The revision now requires retirees to pay about $62 a month for their health insurance coverage. Other changes require that new employees must have at least 20 years of service to be eligible for retirement benefits while the new retirement age jumps from 55 to 62. There will also be a lifetime cap on retiree benefits. Among the people it will affect are the four council members and town justices, although state law prohibits changes to benefits for elected officials mid-term.

As expected, council members John Cronin and Diane DiDonato-Roth voted with Arden while councilmen Michael Schiliro and Stephen D’Angelo dissented.

The two factions also couldn’t agree on exactly how many people will be affected by the change or how much the town will save. D’Angelo said there are 22 retirees, the oldest of whom is 104 years old, and six part-timers. North Castle would save the town only about $90,000 a year, he said.

“I think it’ll take many years to get up to that $17 million number,” D’Angelo said.

However, William Potvin, the former chairman of the town’s Budget and Finance Advisory Task Force who helped Arden crunch the numbers, said the actual total is 25 retirees and 13 part-time workers. The $17 million will be saved based on standard life expectancy projections, he said. Savings will also accelerate because of anticipated cost increases in health insurance.

The vote was preceded by pointed dialogue from speakers and board members on both sides of the issue. Several residents applauded the board for its efforts to take on significant cost-cutting measures while others, including a former town justice and a few sympathetic to government workers, were critical of the board for trying to force cuts on the backs of people who could least afford them and charged the town was reneging on its obligations.

“The taxpayers don’t owe you lifetime cradle-to-grave coverage, and a lot of the people who are griping now are going to get a six-figure pension,” said resident Kerry Lutz, a town board candidate last year who urged town officials to revise its benefits package. “I don’t think the board is going far enough.”

Former water superintendent Anthony Futia said the change is fair for most of the current retirees, including himself. Futia said most retirees left the workforce with a healthy pension and their Social Security payments aren’t taxed if they continue to live in New York State. He said paying $62 a month isn’t asking much.

“I think everybody better wise up and start being reasonable,” Futia said.

However, former Town Justice Susan Shimer, who receives benefits for her service, said that the town board is abandoning basic fairness in trying to impose contributions from retirees, many of whom will find it a hardship to pay. Shimer said the town government runs the risk of being perceived as out of touch with its constituency.

“If the people do not believe the government is being fair they will lose respect for it,” she said.

With the board’s action, town officials are bracing for a legal challenge.
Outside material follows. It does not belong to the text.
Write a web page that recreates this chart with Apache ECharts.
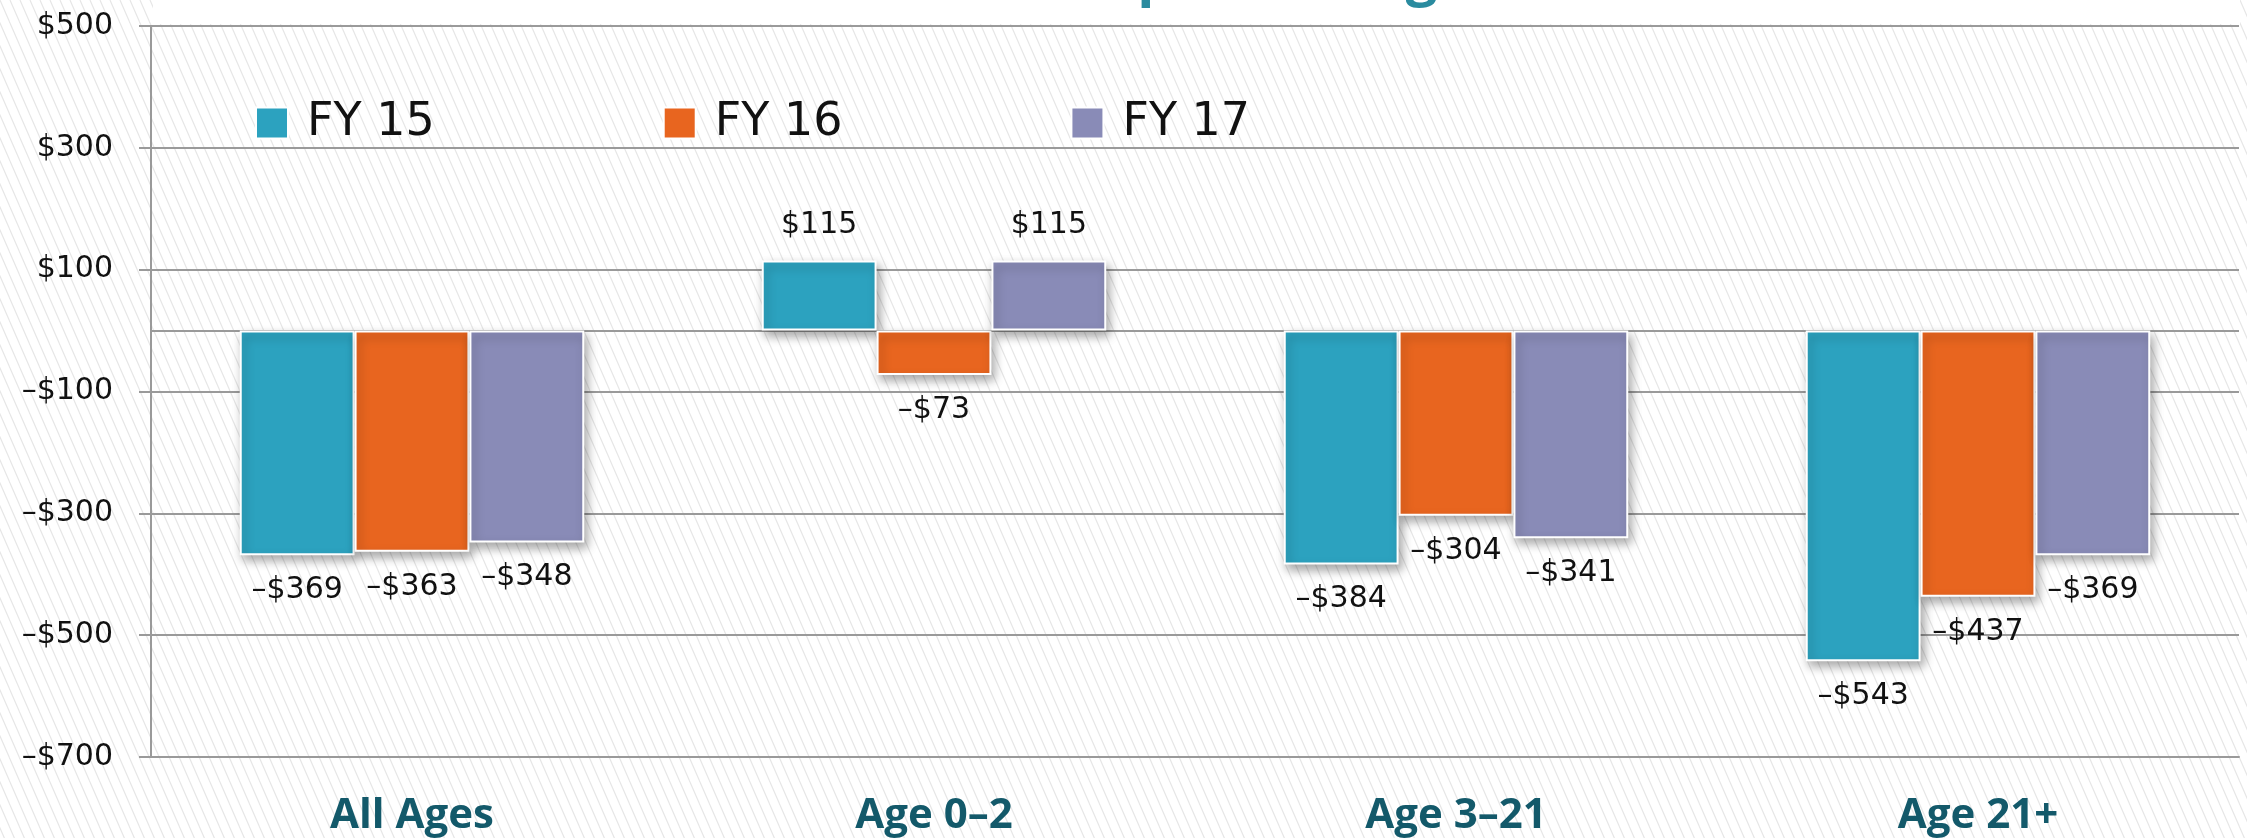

In February, when North Castle’s labor consultant Michael Richardson spoke at a town board work session, he warned that the matter could wind up in the courts.

As last week’s meeting, Ronald Dunn, an Albany-based attorney retained by an undisclosed number of people affected by the change, urged the board to reconsider its measure, warning that it could expose itself to litigation.
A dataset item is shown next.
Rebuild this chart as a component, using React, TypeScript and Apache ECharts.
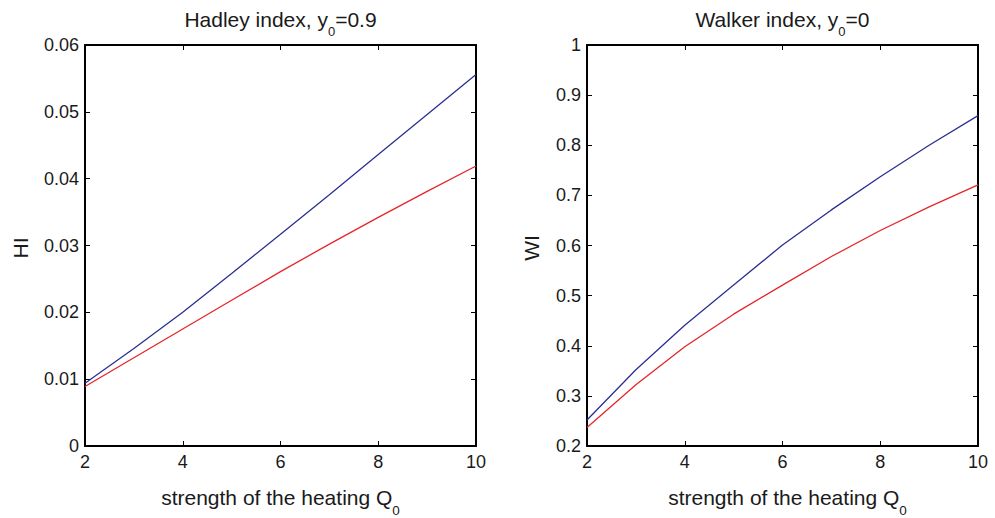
import React, { useEffect, useRef } from "react";
import * as echarts from "echarts";

const xValues = [2, 3, 4, 5, 6, 7, 8, 9, 10];
const hadleyBlue = [0.0094, 0.0146, 0.0200, 0.0258, 0.0317, 0.0376, 0.0436, 0.0496, 0.0556];
const hadleyRed = [0.0089, 0.0132, 0.0175, 0.0218, 0.0261, 0.0302, 0.0342, 0.0381, 0.0419];
const walkerBlue = [0.252, 0.352, 0.441, 0.521, 0.601, 0.671, 0.737, 0.8, 0.859];
const walkerRed = [0.237, 0.322, 0.398, 0.463, 0.521, 0.578, 0.63, 0.677, 0.721];

const leftTitle = "Hadley index, y";
const leftTitleSub = "0";
const leftTitleRest = "=0.9";
const rightTitle = "Walker index, y";
const rightTitleSub = "0";
const rightTitleRest = "=0";
const xName = "strength of the heating Q";
const xNameSub = "0";
const leftYName = "HI";
const rightYName = "WI";

const FONT = "'Liberation Sans', Arial, Helvetica, sans-serif";
const BLUE = "#2b2f92";
const RED = "#e5262b";
const TEXT = "#1a1a1a";

const G = [
  { left: 85, top: 45, width: 391, height: 401 },
  { left: 587, top: 45, width: 391, height: 401 },
];

function pair(d: number[]) {
  return xValues.map((x, i) => [x, d[i]]);
}

export default function App() {
  const ref = useRef<HTMLDivElement>(null);
  useEffect(() => {
    if (!ref.current) return;
    const chart = echarts.init(ref.current, undefined, { renderer: "svg" });

    const xAxisBase = (grid: number, pos: "bottom" | "top") => ({
      type: "value",
      gridIndex: grid,
      position: pos,
      min: 2,
      max: 10,
      interval: 2,
      axisLine: { show: true, onZero: false, lineStyle: { color: "#000", width: 2 } },
      axisTick: { show: true, inside: true, length: 5, lineStyle: { color: "#000", width: 1 } },
      axisLabel: {
        show: pos === "bottom",
        color: TEXT,
        fontSize: 18,
        fontFamily: FONT,
        margin: 7,
      },
      splitLine: { show: false },
    });
    const yAxisBase = (
      grid: number,
      pos: "left" | "right",
      min: number,
      max: number,
      interval: number
    ) => ({
      type: "value",
      gridIndex: grid,
      position: pos,
      min,
      max,
      interval,
      axisLine: { show: true, onZero: false, lineStyle: { color: "#000", width: 2 } },
      axisTick: { show: true, inside: true, length: 5, lineStyle: { color: "#000", width: 1 } },
      axisLabel: {
        show: pos === "left",
        color: TEXT,
        fontSize: 18,
        fontFamily: FONT,
        margin: 6,
      },
      splitLine: { show: false },
    });

    const richTitle = {
      m: { fontSize: 21, lineHeight: 21, fontFamily: FONT, color: TEXT },
      s: { fontSize: 13, lineHeight: 13, fontFamily: FONT, padding: [24, 0, 0, 0], color: TEXT },
    };
    const richName = {
      m: { fontSize: 21, lineHeight: 21, fontFamily: FONT, color: TEXT },
      s: { fontSize: 13.5, lineHeight: 13.5, fontFamily: FONT, padding: [26, 0, 0, 0], color: TEXT },
    };

    const cx0 = G[0].left + G[0].width / 2;
    const cx1 = G[1].left + G[1].width / 2;

    chart.setOption({
      animation: false,
      backgroundColor: "#fff",
      grid: G,
      xAxis: [xAxisBase(0, "bottom"), xAxisBase(0, "top"), xAxisBase(1, "bottom"), xAxisBase(1, "top")],
      yAxis: [
        yAxisBase(0, "left", 0, 0.06, 0.01),
        yAxisBase(0, "right", 0, 0.06, 0.01),
        yAxisBase(1, "left", 0.2, 1, 0.1),
        yAxisBase(1, "right", 0.2, 1, 0.1),
      ],
      series: [
        { type: "line", xAxisIndex: 0, yAxisIndex: 0, data: pair(hadleyBlue), showSymbol: false, lineStyle: { color: BLUE, width: 1.3 }, itemStyle: { color: BLUE } },
        { type: "line", xAxisIndex: 0, yAxisIndex: 0, data: pair(hadleyRed), showSymbol: false, lineStyle: { color: RED, width: 1.3 }, itemStyle: { color: RED } },
        { type: "line", xAxisIndex: 2, yAxisIndex: 2, data: pair(walkerBlue), showSymbol: false, lineStyle: { color: BLUE, width: 1.3 }, itemStyle: { color: BLUE } },
        { type: "line", xAxisIndex: 2, yAxisIndex: 2, data: pair(walkerRed), showSymbol: false, lineStyle: { color: RED, width: 1.3 }, itemStyle: { color: RED } },
      ],
      graphic: [
        {
          type: "text",
          x: cx0,
          y: 19.5,
          style: {
            text: `{m|${leftTitle}}{s|${leftTitleSub}}{m|${leftTitleRest}}`,
            rich: richTitle,
            align: "center",
            verticalAlign: "middle",
            fill: TEXT,
          },
        },
        {
          type: "text",
          x: cx1,
          y: 19.5,
          style: {
            text: `{m|${rightTitle}}{s|${rightTitleSub}}{m|${rightTitleRest}}`,
            rich: richTitle,
            align: "center",
            verticalAlign: "middle",
            fill: TEXT,
          },
        },
        {
          type: "text",
          x: cx0,
          y: 497.5,
          style: {
            text: `{m|${xName}}{s|${xNameSub}}`,
            rich: richName,
            align: "center",
            verticalAlign: "middle",
            fill: TEXT,
          },
        },
        {
          type: "text",
          x: cx1 + 5,
          y: 497.5,
          style: {
            text: `{m|${xName}}{s|${xNameSub}}`,
            rich: richName,
            align: "center",
            verticalAlign: "middle",
            fill: TEXT,
          },
        },
        {
          type: "text",
          x: 20,
          y: 248,
          rotation: Math.PI / 2,
          style: { text: leftYName, fontSize: 21, fontFamily: FONT, fill: TEXT, align: "center", verticalAlign: "middle" },
        },
        {
          type: "text",
          x: 531,
          y: 248,
          rotation: Math.PI / 2,
          style: { text: rightYName, fontSize: 21, fontFamily: FONT, fill: TEXT, align: "center", verticalAlign: "middle" },
        },
      ],
    });
    return () => chart.dispose();
  }, []);
  return (
    <div
      ref={ref}
      style={{ position: "fixed", left: 0, top: 0, width: 995, height: 518, background: "#fff" }}
    />
  );
}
While Dunn stopped short of saying there would be lawsuit, he did argue that it is illegal for a party to modify the benefits after it had been promised a certain level. Many of those affected took jobs in exchange for better benefits.
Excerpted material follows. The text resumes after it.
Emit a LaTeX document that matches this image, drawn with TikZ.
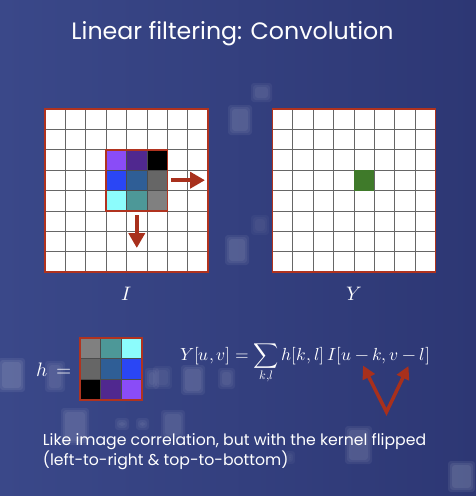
\documentclass[tikz,border=0pt]{standalone}
\usepackage{fontspec}
\usepackage{unicode-math}
\setmainfont{Poppins}
\usetikzlibrary{arrows.meta}

\definecolor{bgleft}{HTML}{3A4889}
\definecolor{bgright}{HTML}{2D3774}
\definecolor{framered}{HTML}{B0331F}
\definecolor{arrowred}{HTML}{A8301C}
\definecolor{kpurple}{HTML}{8A4CF7}
\definecolor{kviolet}{HTML}{50288F}
\definecolor{kblue}{HTML}{2A46F5}
\definecolor{ksteel}{HTML}{2F5E96}
\definecolor{kgray}{HTML}{666666}
\definecolor{kcyan}{HTML}{8CFCFC}
\definecolor{kteal}{HTML}{4D9898}
\definecolor{klight}{HTML}{808080}
\definecolor{outgreen}{HTML}{3F7A2A}

\tikzset{
  gridline/.style={black!60, line width=0.7pt},
  redframe/.style={draw=framered, line width=1.6pt},
  bigarrow/.style={draw=arrowred, line width=4.5pt, -{Triangle[width=16pt,length=15pt]}},
  flipmark/.style={draw=arrowred, line width=3.5pt, line join=miter,
    {Triangle[width=13pt,length=13pt]}-{Triangle[width=13pt,length=13pt]}},
  bokeh/.style={fill=white, rounded corners=3pt},
  math/.style={text=white, font=\fontsize{19.5}{23}\selectfont},
}

\begin{document}
\begin{tikzpicture}[x=1pt,y=-1pt]
  \useasboundingbox (0,0) rectangle (476,496);
  \shade[left color=bgleft, right color=bgright] (0,0) rectangle (476,496);
  % soft squares of the backdrop
  \foreach \xa/\ya/\xb/\yb/\op in {0/360/23/390/.07, 47/363/63/390/.05, 147/370/157/387/.05,
      155/368/170/387/.04, 183/367/203/393/.06, 220/370/233/387/.05, 63/410/87/443/.06,
      117/420/127/428/.05, 138/420/147/428/.05, 163/412/183/437/.05, 347/428/370/462/.06,
      450/463/473/490/.07, 230/107/250/133/.06, 227/237/247/263/.06, 253/217/267/233/.03,
      253/85/270/100/.05, 287/453/293/462/.04}
    \foreach \d in {-2,0,2}
      \fill[bokeh, opacity=\op] (\xa-\d,\ya-\d) rectangle (\xb+\d,\yb+\d);

  \node[text=white, font=\fontsize{23.7}{26}\selectfont, anchor=base] (title) at (232.5,39.3)
    {Linear filtering: Convolution};

  % input and output grids
  \foreach \gx in {45,272.3} {
    \fill[white] (\gx,109) rectangle ++(163.2,163.2);
    \foreach \i in {1,...,7} {
      \draw[gridline] (\gx+\i*20.4,109) -- (\gx+\i*20.4,272.2);
      \draw[gridline] (\gx,109+\i*20.4) -- (\gx+163.2,109+\i*20.4);
    }
    \draw[redframe] (\gx,109) rectangle ++(163.2,163.2);
  }
  \fill[outgreen] (353.9,170.2) rectangle ++(20.4,20.4);

  % kernel on I, and h flipped both ways
  \foreach \row/\col/\c in {0/0/kpurple, 0/1/kviolet, 0/2/black,
      1/0/kblue, 1/1/ksteel, 1/2/kgray, 2/0/kcyan, 2/1/kteal, 2/2/klight} {
    \fill[\c] (106.2+\col*20.4,149.8+\row*20.4) rectangle ++(20.4,20.4);
    \fill[\c] (80+2*20.6-\col*20.6,338+2*20.6-\row*20.6) rectangle ++(20.6,20.6);
  }
  \foreach \i in {1,2} {
    \draw[black!70, line width=0.6pt] (106.2+\i*20.4,149.8) -- ++(0,61.2);
    \draw[black!70, line width=0.6pt] (106.2,149.8+\i*20.4) -- ++(61.2,0);
    \draw[black!70, line width=0.6pt] (80+\i*20.6,338) -- ++(0,61.8);
    \draw[black!70, line width=0.6pt] (80,338+\i*20.6) -- ++(61.8,0);
  }
  \draw[redframe] (106.2,149.8) rectangle ++(61.2,61.2);
  \draw[redframe] (80,338) rectangle ++(61.8,61.8);

  % sliding directions
  \coordinate (slideR0) at (171,180.2);
  \coordinate (slideR1) at (205,180.2);
  \coordinate (slideD0) at (136.8,215);
  \coordinate (slideD1) at (136.8,248);
  \draw[bigarrow] (slideR0) -- (slideR1);
  \draw[bigarrow] (slideD0) -- (slideD1);

  \node[math, anchor=base] (labI) at (127,300) {$I$};
  \node[math, anchor=base] (labY) at (354,300) {$Y$};

  \node[math, anchor=base east] (hlab) at (75,376) {$h\,=$};
  \node[math, font=\fontsize{17.5}{21}\selectfont, anchor=base west, inner sep=0pt] (conv)
    at (180,360) {$\displaystyle Y[u,v] = \sum_{k,l} h[k,l]\, I[u-k, v-l]$};

  % the flipped indices
  \coordinate (tipK) at (363,365.5);
  \coordinate (vtx) at (386.5,412);
  \coordinate (tipL) at (408.5,366);
  \draw[flipmark] (tipK) -- (vtx) -- (tipL);

  \node[text=white, font=\fontsize{15.7}{19}\selectfont, anchor=base west, inner sep=0pt] (note1)
    at (42.7,445.7) {Like image correlation, but with the kernel flipped};
  \node[text=white, font=\fontsize{15.7}{19}\selectfont, anchor=base west, inner sep=0pt] (note2)
    at (42.7,465) {(left-to-right \& top-to-bottom)};
\end{tikzpicture}
\end{document}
“I did not come down here to rattle my saber,” Dunn said. “It would be natural that this highly motivated group of people will (fight) to protect their benefits.”

Schiliro and D’Angelo agreed that it could make hiring the best people more difficult for the town in addition to punishing seniors.

But DiDonato-Roth called it “shocking” that given the fiscal pressures on the town that two board members would vote against it. She said the time had come for the town to start reining in benefits.

“If we don’t make these changes we will not be able to sustain ourselves,” DiDonato-Roth said.